Рецензии на произведения Марины Цветаевой | страница 62
И вот поскольку природа поэзии соприкасается с природою музыки, поскольку поэзия и музыка где-то там сплетены корнями — постольку стихи Цветаевой всегда хороши. Если бы их только «слушать», не «понимая». Но поэзия есть искусство слова, а не искусство звука. Слово же — есть мысль, очерченная звучанием: ядро смысла в скорлупе звука. Крак — мы раскусываем орех — и беда, ежели ядро горькое, или ежели его нет вовсе.

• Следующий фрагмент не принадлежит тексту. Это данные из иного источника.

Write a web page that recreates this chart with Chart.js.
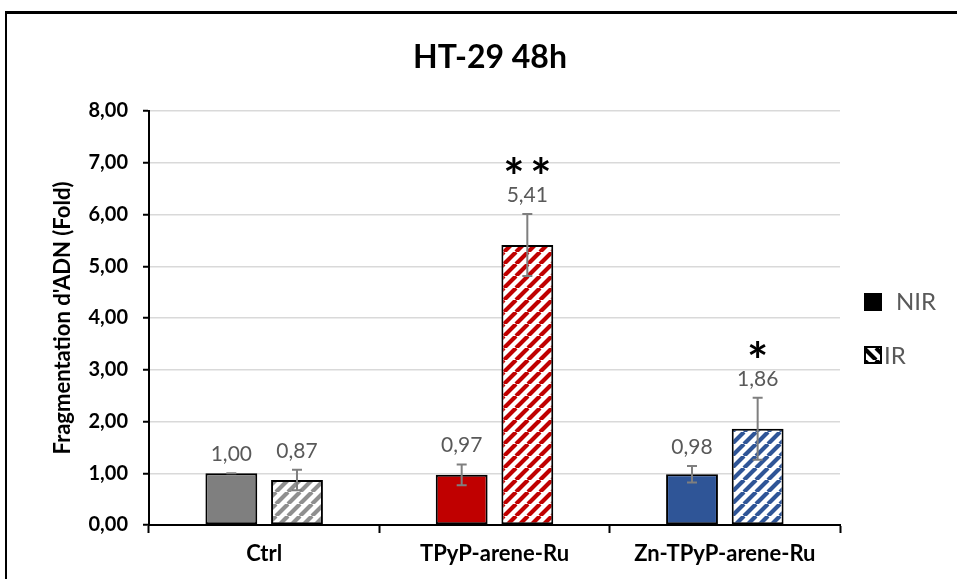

Но равноценны ядра цветаевских песен. Книги ее — точно бумажные «фунтики» ералаша, намешанного рукой взбалмошной: ни отбора, ни обработки. Цветаева не умеет и не хочет управлять своими стихами. То, ухватившись за одну метафору, развертывает она ее до надоедливости; то, начав хорошо, вдруг обрывает стихотворение, не использовав открывающихся возможностей; не умеет она «поверять воображение рассудком»[234] — и тогда стихи ее становятся нагромождением плохо вяжущихся метафор. Еще менее она склонна заботиться о том, как слово ее отзовется в читателе — и уж совсем никогда не думает о том, верит ли сама в то, что говорит. Все у нее — порыв, все — минута; на каждой странице готова она поклониться всему, что сжигала, и сжечь все, чему поклонялась.[235] Одно и то же готова она обожать и проклинать, превозносить и презирать. Такова она в политике, в любви, в чем угодно. Сегодня — да здравствует добровольческая армия, завтра — Революция с большой буквы. Ничего ей не стоит, не замечая, пройти мимо существующего и вопиющего — чтобы повергнуться ниц перед несуществующим, — например, воспеть никогда не существовавшего «сына Блока Сашу»[236] («Ремесло», стр. 87–88) в виде вифлеемского младенца, от чего неверующему человеку станет смешно, а верующему — противно. В конце концов — со всех страниц «Ремесла» и «Психеи» на читателя смотрит лицо капризницы, очень даровитой, но всего лишь капризницы, может быть — истерички: явления случайного, частного, переходящего. Таких лиц всегда много в литературе, но история литературы их никогда не помнит.
Книга интересная, интересная в том смысле, что читающий ее, кто бы он ни был, мужчина ли, женщина, дитя или старик, революционер или сменовеховец, не понимает двух вещей: 1-ое, зачем она написана, 2-ое — если уж написана (поэт «свободен, как стихия»,[237] пишет, или вернее, может писать, и то и се), зачем она издана, да не просто издана, а Госиздатом, да не просто Госиздатом, а с картинками, на прекрасной бумаге и т. д.